Elements 93 and 94

1934 findings of Enrico Fermi and co-workers
Now I'm going to go back quickly to some of the work that I was involved in that had to do with the heavy elements, the elements beyond uranium. This in a sense began back in 1934 when Fermi and co-workers in Rome bombarded uranium with neutrons produced in a radon-beryllium source and produced a number of activities that they thought were due to transuranium elements.
Periodic Table before World War II
For example, an activity with 13 minutes half life was thought to be due to ekarhenium. According to the periodic table of that day, it was thought that the transuranium elements would fit in in this way, and element 93 would be like rhenium, ekarhenium, 94, ekaosmium, 95, ekairidium, 96, ekaplatinum, and so forth. This work was carried on by Hahn, Meitner and Strassman in Germany. They thought that they had identified a number of activities that had these properties corresponding to the periodic table of that day. Then in December of 1938, Hahn and Strassman made their momentous discovery that these radioactivities were not due to transuranium elements but were due to fission products. So we had no transuranium elements then. They had all become fission products until McMillan and Abelson, in June of 1940, reported that one of these products from the bombardment of uranium was, indeed, a transuranium element with a mass number 239 and a half life of 2.3 days.
Otto Hahn, Lise Meitner, Fritz Strassmann--1936 or 1937, EkaRe, EkaOs, EkaIr and EkaAu Hahn & Strassmann, December 1938 Discovery of Element 93
But they couldn't find the daughter, which they thought would decay by alpha particle emission because it seemed to have too long a half life. Here is a picture of Ed McMillan taken at the time of his work, and a picture of Phil Abelson taken at that time.
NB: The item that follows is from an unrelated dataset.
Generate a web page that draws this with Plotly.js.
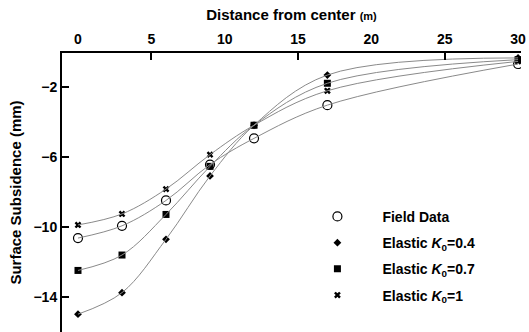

Edwin M. McMillan Philip Abelson

Discovery of
Element 94
Then I entered the picture. I was an instructor in chemistry and I had a co-worker, Kennedy, who was an instructor in chemistry. McMillan had started the work to look for the next element, the element with the atomic number 94. I had a graduate student, Arthur Wahl, working with me. We bombarded uranium with deuterons and we found an activity with a half life of about 2 days due to element 93, which , when it decayed, led to a daughter whose alpha particles we could detect and chemically identify. As Darleane mentioned, we chemically identified these . . . the bombardment was made on December 14, 1940 and we chemically identified it as element 94 on February 23, 1941. But most importantly, and McMillan and Abelson had already found this, element 93 didn't resemble rhenium, it was not ekarhenium, it resembled uranium. And 94, we found, didn't resemble osmium, was not ekaosmium according to the periodic table of that day, but resembled uranium. It was clear that there was another transition series beginning to operate at this point.

Glenn T. Seaborg at Geiger-Muller counter and amplifier, 1941. Joe Kennedy at 9237 San Antonio Avenue, South Gate, Christmas, 1940 Art Wahl at Washington University
Here's a picture of me taken at this time. I like to show this picture because it shows how little I've changed in the last 55 years. Here's a picture of Joe Kennedy. We went down to South Gate -- Home Gardens became South Gate by that time -- where my parents were living, at Christmas 1940 leaving our graduate student, Art Wahl, up at Berkeley to work on the products. Here is a picture of Kennedy in the backyard, Christmas day 1940, taken by my mother with her Kodak box camera. Here's a picture of Art Wahl taken at Washington University right after the war.

Helen L. Griggs and Glenn T. Seaborg, Christmas 1941 in San Francisco
The reports announcing the discovery of element 94 were typed by Ernest Lawrence's secretary, Helen Griggs, and I like to say that she was so efficient as a secretary that I began to date her. She doesn't like that characterization, and I have to admit immediately that she had other qualities. We began to go together.Here we are in San Francisco on Market Street on Christmas 1941. One of these itinerant photographers took our picture and handed me a card and if I sent in 50 cents I could get a copy, and of course I did.

Naming -- 92 Uranium (U) Uranus, 93 Neptunium (Np) Neptune, 94 Plutonium (Pu) Pluto
In that first report, we decided to name the element plutonium, just like uranium is named after Uranus, neptunium by McMillan and Abelson after Neptune, we decided to name it plutonium. We should have named it plutium, but we liked plutonium better. It just sounded better. And the symbol obviously should have been Pl, but we liked Pu better so we gave it the symbol Pu. We thought we'd be subject to a great deal of criticism after the war was over. This was our own research. We kept it secret voluntarily and then sent the information to Washington.
The Chemical Properties of Elements 94 and 93
Here is the report written on March 21, 1942 typed by Helen Griggs, held secret until after the war when it was published in the Journal of the American Chemical Society in 1948. This is where the names plutonium and neptunium were first revealed.